İZLEME HEYETİ TARTIŞMALARI
İzleme heyeti tartışmalarına da cevap veren Tan, şunları söyledi: "Ne olursa olsun neticede bir çatlaklık var, farklı sesler var. Bırakın çatlaklığı hani böyle ufak tefek kaş göz oynatma değil birbirine tabiri caizse dümdüz küfür etmeler var. İlla halk arasındaki tabiriyle ’sinkaf’ kelimesinin mi kullanılması lazım. Siyaseten bundan öte küfür nedir. Haysiyetsizlikler, alçaklıklar, para-pul ilişkileri. Üç sefer bu konuşmanın içinde para, milyon, milyar, akçe... Bunları bana söylemiyor herhalde. Birilerine söylüyor, söylediği zat belli, en üstte aşağıdakiler teferruat. Onun için bu izleme heyeti konusunda Başbakanın ortaya çıkıp bir şeyler söylemesi lazım. 48 saattir, Türkiye’de başbakan yok, kayıp aranıyor, wanted. Bulanlar insaniyet namına Meclis’e haber versin. Neredesin, ne söylüyorsun. Bakanlar Kurulu toplandı, izleme heyeti olacak mı, olmayacak mı, nasıl olacak, erteledin mi? Çıkıp Başbakanın bundan sonra konuşması lazım. Bundan sonra konuşması gereken ne Melih Gökçek ne Bülent Arınç ne Tayyip Erdoğan’dır, bunlar söyleyeceklerini söylemişlerdir. Siyaset bunların söylediklerini satın almıştır, bu saatten sonra konuşması gereken Başbakandır. Başbakan ya vardır ya yoktur. Bunun başka bir izah tarzı yok."

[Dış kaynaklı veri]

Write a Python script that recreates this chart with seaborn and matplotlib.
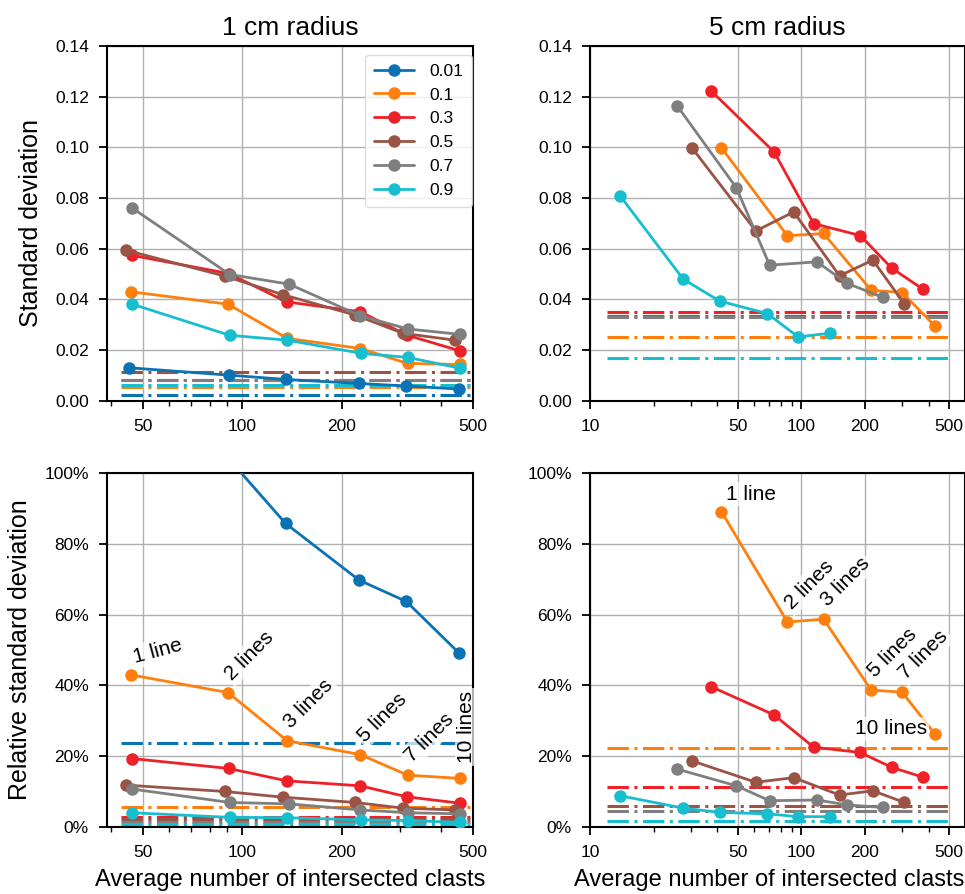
import numpy as np
import pandas as pd
import matplotlib
matplotlib.use("Agg")
import matplotlib.pyplot as plt
from matplotlib.ticker import FixedLocator, FuncFormatter, NullFormatter, LogLocator
import seaborn as sns

# ---------------- data ----------------
levels = ["0.01", "0.1", "0.3", "0.5", "0.7", "0.9"]
colors = ["#0b72b4", "#ff7f0e", "#ee2028", "#9a5446", "#7f7f7f", "#17becf"]

# 1 cm radius: average number of intersected clasts per series
x1_001 = [45.5, 91.0, 135.4, 226, 314, 453]
x1_01 = [46.0, 90.6, 137, 228, 317, 456]
x1_03 = [46.3, 91.0, 136.5, 228, 315, 456]
x1_05 = [44.5, 88.6, 132.6, 220, 307, 440]
x1_07 = [46.3, 91.8, 138.8, 228, 318, 456]
x1_09 = [46.5, 91.8, 137, 229, 317, 458]

sd1_001 = [0.0130, 0.0101, 0.0084, 0.0068, 0.0058, 0.0046]
sd1_01 = [0.0430, 0.0381, 0.0246, 0.0206, 0.0147, 0.0143]
sd1_03 = [0.0574, 0.0502, 0.0390, 0.0351, 0.0259, 0.0197]
sd1_05 = [0.0594, 0.0492, 0.0419, 0.0338, 0.0266, 0.0239]
sd1_07 = [0.0762, 0.0498, 0.0460, 0.0335, 0.0283, 0.0262]
sd1_09 = [0.0381, 0.0258, 0.0239, 0.0187, 0.0171, 0.0128]

rel1_001 = [133.0, 104.0, 85.7, 69.7, 63.7, 49.2]
rel1_01 = [43.0, 38.0, 24.4, 20.5, 14.7, 13.8]
rel1_03 = [19.4, 16.6, 13.1, 11.7, 8.6, 6.8]
rel1_05 = [11.9, 10.1, 8.5, 7.0, 5.4, 4.9]
rel1_07 = [10.8, 7.0, 6.6, 4.9, 4.1, 3.8]
rel1_09 = [4.1, 2.8, 2.7, 2.1, 1.9, 1.4]

# reference levels (dash-dot) for 1 cm radius
ref_sd1 = [0.0022, 0.0056, 0.0081, 0.0113, 0.0083, 0.0062]
ref_rel1 = [23.7, 5.6, 3.0, 2.4, 1.5, 0.8]

# 5 cm radius (no 0.01 series)
x5_01 = [41.9, 85.9, 127.5, 214, 300, 430]
x5_03 = [37.3, 74.3, 114.3, 190, 268, 378]
x5_05 = [30.5, 60.9, 92.0, 151.7, 218, 307.6]
x5_07 = [25.9, 49.3, 70.8, 118.6, 164.9, 243]
x5_09 = [13.9, 27.6, 41.1, 69.1, 96.4, 136]

sd5_01 = [0.0998, 0.0651, 0.0660, 0.0436, 0.0427, 0.0294]
sd5_03 = [0.1224, 0.0982, 0.0699, 0.0652, 0.0523, 0.0439]
sd5_05 = [0.0996, 0.0670, 0.0745, 0.0493, 0.0555, 0.0381]
sd5_07 = [0.1163, 0.0840, 0.0535, 0.0548, 0.0463, 0.0408]
sd5_09 = [0.0808, 0.0480, 0.0393, 0.0344, 0.0252, 0.0266]

rel5_01 = [89.0, 57.9, 58.7, 38.7, 38.1, 26.2]
rel5_03 = [39.7, 31.7, 22.6, 21.1, 16.9, 14.1]
rel5_05 = [18.7, 12.7, 14.0, 9.1, 10.3, 7.0]
rel5_07 = [16.4, 11.7, 7.5, 7.7, 6.3, 5.6]
rel5_09 = [8.9, 5.4, 4.2, 3.8, 3.0, 3.0]

ref_sd5 = [None, 0.0250, 0.0349, 0.0333, 0.0331, 0.0170]
ref_rel5 = [None, 22.3, 11.5, 6.1, 4.6, 1.9]

line_labels = ["1 line", "2 lines", "3 lines", "5 lines", "7 lines", "10 lines"]

# ---------------- assemble series ----------------
series_1cm = [
    (x1_001, sd1_001, rel1_001),
    (x1_01, sd1_01, rel1_01),
    (x1_03, sd1_03, rel1_03),
    (x1_05, sd1_05, rel1_05),
    (x1_07, sd1_07, rel1_07),
    (x1_09, sd1_09, rel1_09),
]
series_5cm = [
    None,
    (x5_01, sd5_01, rel5_01),
    (x5_03, sd5_03, rel5_03),
    (x5_05, sd5_05, rel5_05),
    (x5_07, sd5_07, rel5_07),
    (x5_09, sd5_09, rel5_09),
]

# ---------------- style ----------------
sns.set_theme(style="ticks")
plt.rcParams["font.family"] = ["Liberation Sans", "DejaVu Sans"]
plt.rcParams["axes.edgecolor"] = "black"
plt.rcParams["xtick.color"] = "black"
plt.rcParams["ytick.color"] = "black"
plt.rcParams["text.color"] = "black"
plt.rcParams["axes.labelcolor"] = "black"

W, H = 965, 894
fig = plt.figure(figsize=(W / 100, H / 100), dpi=100)


def px_axes(left, top, right, bottom):
    return fig.add_axes([left / W, 1 - bottom / H, (right - left) / W, (bottom - top) / H])


ax_tl = px_axes(107, 46, 473, 400.7)
ax_tr = px_axes(590, 46, 965, 400.7)
ax_bl = px_axes(107, 472.7, 473, 827.3)
ax_br = px_axes(590, 472.7, 965, 827.3)

dashdot = (0, (7, 1.8, 1, 1.8))
LW = 2.0
MS = 9


def style_axis(ax, xlim, xticks, ylim, yticks, yfmt):
    ax.set_xscale("log")
    ax.set_xlim(*xlim)
    ax.set_ylim(*ylim)
    ax.xaxis.set_major_locator(FixedLocator(xticks))
    ax.xaxis.set_major_formatter(FuncFormatter(lambda v, p: f"{v:g}"))
    ax.xaxis.set_minor_locator(LogLocator(base=10, subs=np.arange(2, 10)))
    ax.xaxis.set_minor_formatter(NullFormatter())
    ax.yaxis.set_major_locator(FixedLocator(yticks))
    ax.yaxis.set_major_formatter(FuncFormatter(yfmt))
    ax.grid(True, which="major", color="#b0b0b0", linewidth=1.0)
    ax.set_axisbelow(True)
    for s in ax.spines.values():
        s.set_linewidth(1.5)
        s.set_color("black")
    ax.tick_params(which="major", direction="out", length=6, width=1.3, labelsize=12.5, pad=7)
    ax.tick_params(which="minor", direction="out", length=3.5, width=1.0)


def draw_panel(ax, series, refs, ref_x0, which):
    for i, s in enumerate(series):
        if s is None:
            continue
        xs, sd, rel = s
        ys = sd if which == "sd" else rel
        df = pd.DataFrame({"x": xs, "y": ys})
        sns.lineplot(data=df, x="x", y="y", ax=ax, color=colors[i], marker="o",
                     markersize=MS, markeredgewidth=0, linewidth=LW,
                     estimator=None, sort=False, label=levels[i], legend=False,
                     zorder=3)
    for i, r in enumerate(refs):
        if r is None:
            continue
        ax.hlines(r, ref_x0, 500, colors=colors[i], linestyles=dashdot,
                  linewidth=2.2, zorder=2)


sd_fmt = lambda v, p: f"{v:.2f}"
pct_fmt = lambda v, p: f"{v:.0f}%"

draw_panel(ax_tl, series_1cm, ref_sd1, 43, "sd")
draw_panel(ax_tr, series_5cm, ref_sd5, 12, "sd")
draw_panel(ax_bl, series_1cm, ref_rel1, 43, "rel")
draw_panel(ax_br, series_5cm, ref_rel5, 12, "rel")

style_axis(ax_tl, (39, 500), [50, 100, 200, 500], (0, 0.14), np.arange(0, 0.141, 0.02), sd_fmt)
style_axis(ax_tr, (10, 595), [10, 50, 100, 200, 500], (0, 0.14), np.arange(0, 0.141, 0.02), sd_fmt)
style_axis(ax_bl, (39, 500), [50, 100, 200, 500], (0, 100), np.arange(0, 101, 20), pct_fmt)
style_axis(ax_br, (10, 595), [10, 50, 100, 200, 500], (0, 100), np.arange(0, 101, 20), pct_fmt)

for ax in (ax_tl, ax_tr, ax_bl, ax_br):
    ax.set_xlabel("")
    ax.set_ylabel("")

ax_tl.set_title("1 cm radius", fontsize=19, pad=8)
ax_tr.set_title("5 cm radius", fontsize=19, pad=8)
ax_tl.set_ylabel("Standard deviation", fontsize=18, labelpad=9)
ax_bl.set_ylabel("Relative standard deviation", fontsize=18, labelpad=9)
ax_bl.set_xlabel("Average number of intersected clasts", fontsize=17)
ax_br.set_xlabel("Average number of intersected clasts", fontsize=17)
ax_bl.xaxis.set_label_coords(0.5, -0.118)
ax_br.xaxis.set_label_coords((769.5 - 590) / 375, -0.118)

# legend
handles = [plt.Line2D([], [], color=c, marker="o", markersize=MS, markeredgewidth=0,
                      linewidth=LW) for c in colors]
leg = ax_tl.legend(handles, levels, loc="upper right", bbox_to_anchor=(0.997, 0.975),
                   borderaxespad=0, fontsize=12.5, labelspacing=0.5, handlelength=2.3,
                   handletextpad=0.9, frameon=True, fancybox=True, borderpad=0.5)
leg.get_frame().set_edgecolor("#d5d5d5")
leg.get_frame().set_linewidth(1.0)

# annotations of number of lines on the 0.1 series
box = dict(boxstyle="square,pad=0.12", facecolor="white", edgecolor="none", alpha=0.7)


def annotate_lines(ax, xs, ys, rotations, last_mode):
    for k, (xv, yv, lab) in enumerate(zip(xs, ys, line_labels)):
        if k == len(xs) - 1 and last_mode == "vertical":
            ax.annotate(lab, (xv, yv), xytext=(5, 11), textcoords="offset points",
                        rotation=90, ha="center", va="bottom", fontsize=15,
                        bbox=box, zorder=5)
        elif k == len(xs) - 1 and last_mode == "left":
            ax.annotate(lab, (xv, yv), xytext=(-6, 0), textcoords="offset points",
                        rotation=0, ha="right", va="baseline", fontsize=15,
                        bbox=box, zorder=5)
        else:
            ax.annotate(lab, (xv, yv), xytext=(3, 8.5), textcoords="offset points",
                        rotation=rotations[k], rotation_mode="anchor",
                        ha="left", va="baseline", fontsize=15, bbox=box, zorder=5)


annotate_lines(ax_bl, x1_01, rel1_01, [15, 45, 45, 45, 45, 90], "vertical")
annotate_lines(ax_br, x5_01, rel5_01, [0, 45, 45, 45, 45, 0], "left")

fig.savefig("out.png", dpi=100)
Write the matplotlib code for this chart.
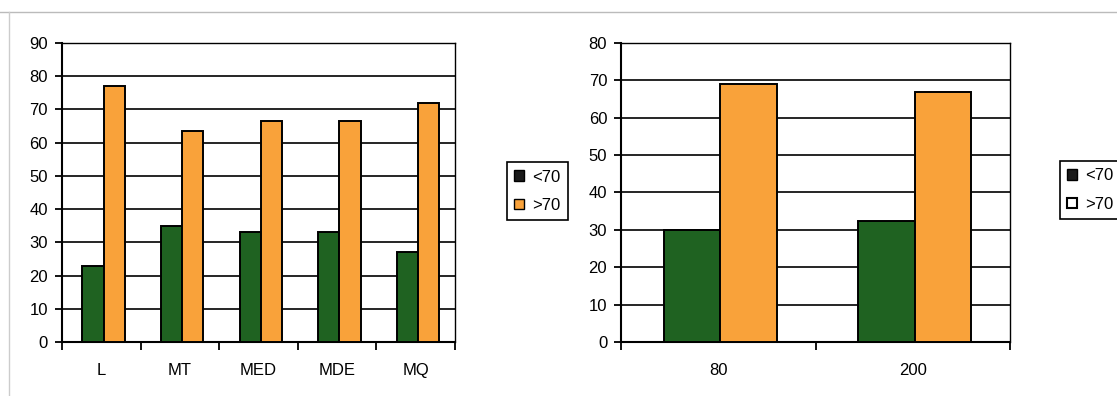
import matplotlib
matplotlib.use("Agg")
import matplotlib.pyplot as plt
from matplotlib.patches import Patch
import numpy as np

plt.rcParams['font.family'] = ['Liberation Sans', 'DejaVu Sans']

# left chart
cats_left = ["L", "MT", "MED", "MDE", "MQ"]
low_left = [23, 35, 33, 33, 27]
high_left = [77, 63.5, 66.5, 66.5, 72]

# right chart
cats_right = ["80", "200"]
low_right = [30, 32.5]
high_right = [69, 67]

series_names = ["<70", ">70"]

GREEN = "#1f6221"
ORANGE = "#f9a23a"


def draw_panel(ax, cats, low, high, ymax, bar_w, shift):
    x = np.arange(len(cats))
    ax.bar(x - bar_w / 2 + shift, low, bar_w, color=GREEN, edgecolor="black", linewidth=1.4, zorder=3)
    ax.bar(x + bar_w / 2 + shift, high, bar_w, color=ORANGE, edgecolor="black", linewidth=1.4, zorder=3)
    ax.set_xlim(-0.5, len(cats) - 0.5)
    ax.set_ylim(0, ymax)
    ax.set_yticks(np.arange(0, ymax + 1, 10))
    ax.set_xticks(x)
    ax.set_xticklabels(cats)
    ax.set_xticks(np.arange(-0.5, len(cats), 1), minor=True)
    ax.tick_params(axis="x", which="major", length=0, pad=15, labelsize=12)
    ax.tick_params(axis="x", which="minor", length=6, width=1.3, direction="out")
    ax.tick_params(axis="y", length=5, width=1.3, pad=5, labelsize=12)
    ax.yaxis.grid(True, color="black", linewidth=1.2, zorder=0)
    ax.set_axisbelow(True)
    for side in ["left", "bottom"]:
        ax.spines[side].set_linewidth(1.5)
    for side in ["top", "right"]:
        ax.spines[side].set_linewidth(1.0)


fig = plt.figure(figsize=(11.17, 3.96), dpi=100)
fig.patch.set_facecolor("white")

ax1 = fig.add_axes([0.0555, 0.1364, 0.3518, 0.755])
ax2 = fig.add_axes([0.556, 0.1364, 0.3482, 0.755])

draw_panel(ax1, cats_left, low_left, high_left, 90, 0.27, 0.03)
draw_panel(ax2, cats_right, low_right, high_right, 80, 0.29, 0.01)

# legends
h_left = [Patch(facecolor="#1a1a1a", edgecolor="black", linewidth=1.0),
          Patch(facecolor=ORANGE, edgecolor="black", linewidth=1.0)]
h_right = [Patch(facecolor="#1a1a1a", edgecolor="black", linewidth=1.0),
           Patch(facecolor="white", edgecolor="black", linewidth=1.5)]

for handles, pos in [(h_left, (0.481, 0.517)), (h_right, (0.976, 0.52))]:
    leg = fig.legend(handles, series_names, loc="center", bbox_to_anchor=pos,
                     fontsize=12, handlelength=0.6, handleheight=0.6,
                     handletextpad=0.45, labelspacing=0.8, borderpad=0.45,
                     fancybox=False, framealpha=1)
    leg.get_frame().set_edgecolor("black")
    leg.get_frame().set_linewidth(1.2)

# faint scan border
fig.add_artist(plt.Line2D([0.0, 1.0], [0.97, 0.97], color="#bbbbbb", linewidth=1.0))
fig.add_artist(plt.Line2D([0.008, 0.008], [0.0, 0.97], color="#cccccc", linewidth=1.0))

fig.savefig("out.png", dpi=100)
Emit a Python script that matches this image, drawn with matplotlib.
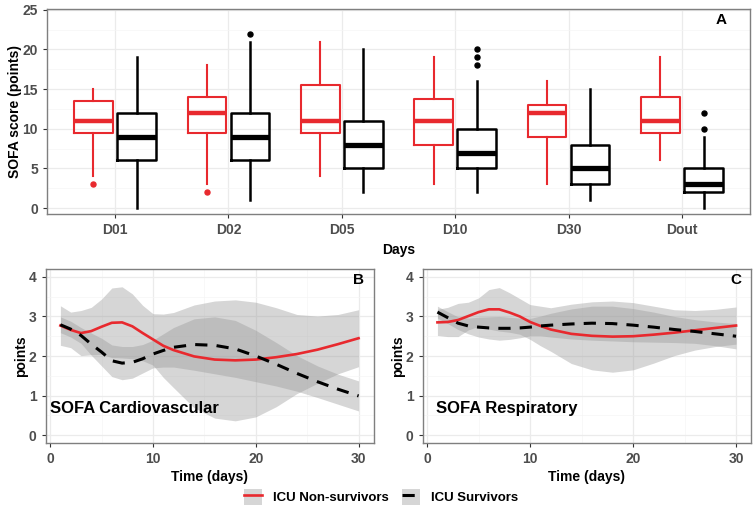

SAVCILIK HAREKETE GEÇER Mİ?
Tan, Başbakan Yardımcısı ve Hükümet Sözcüsü Bülent Arınç’ın açıklamalarının ardından savcılığın harekete geçip geçmeyeceğine yönelik soruya da şöyle yanıt verdi: "Savcılık bölücü kebapçılarla ayrılıkçı kahvecileri dinlemekten böyle şeyleri takip edemiyor. Bunları takip etmezse neyi suç duyurusu kabul edecek. ’Parsel parsel sattılar’, kime sattı, neye sattı, kaça sattı başka bir şey. Cümle bu. Peki savcılık bununla ilgilenmeyecekse neyle ilgilenecek. Beni 23.5 seneyle yargılıyor, işi gücü yok. Buyur işte sana bal gibi suç duyurusu. Ben elli sefer suç duyurusunda bulundum. Dinleyen yok."
Tan, HDP Grubu’nun söz konusu tartışmaya ilişkin Meclis’e araştırma önergesi vereceğini, bu yönde bir hazırlığı olduğunu belirtti.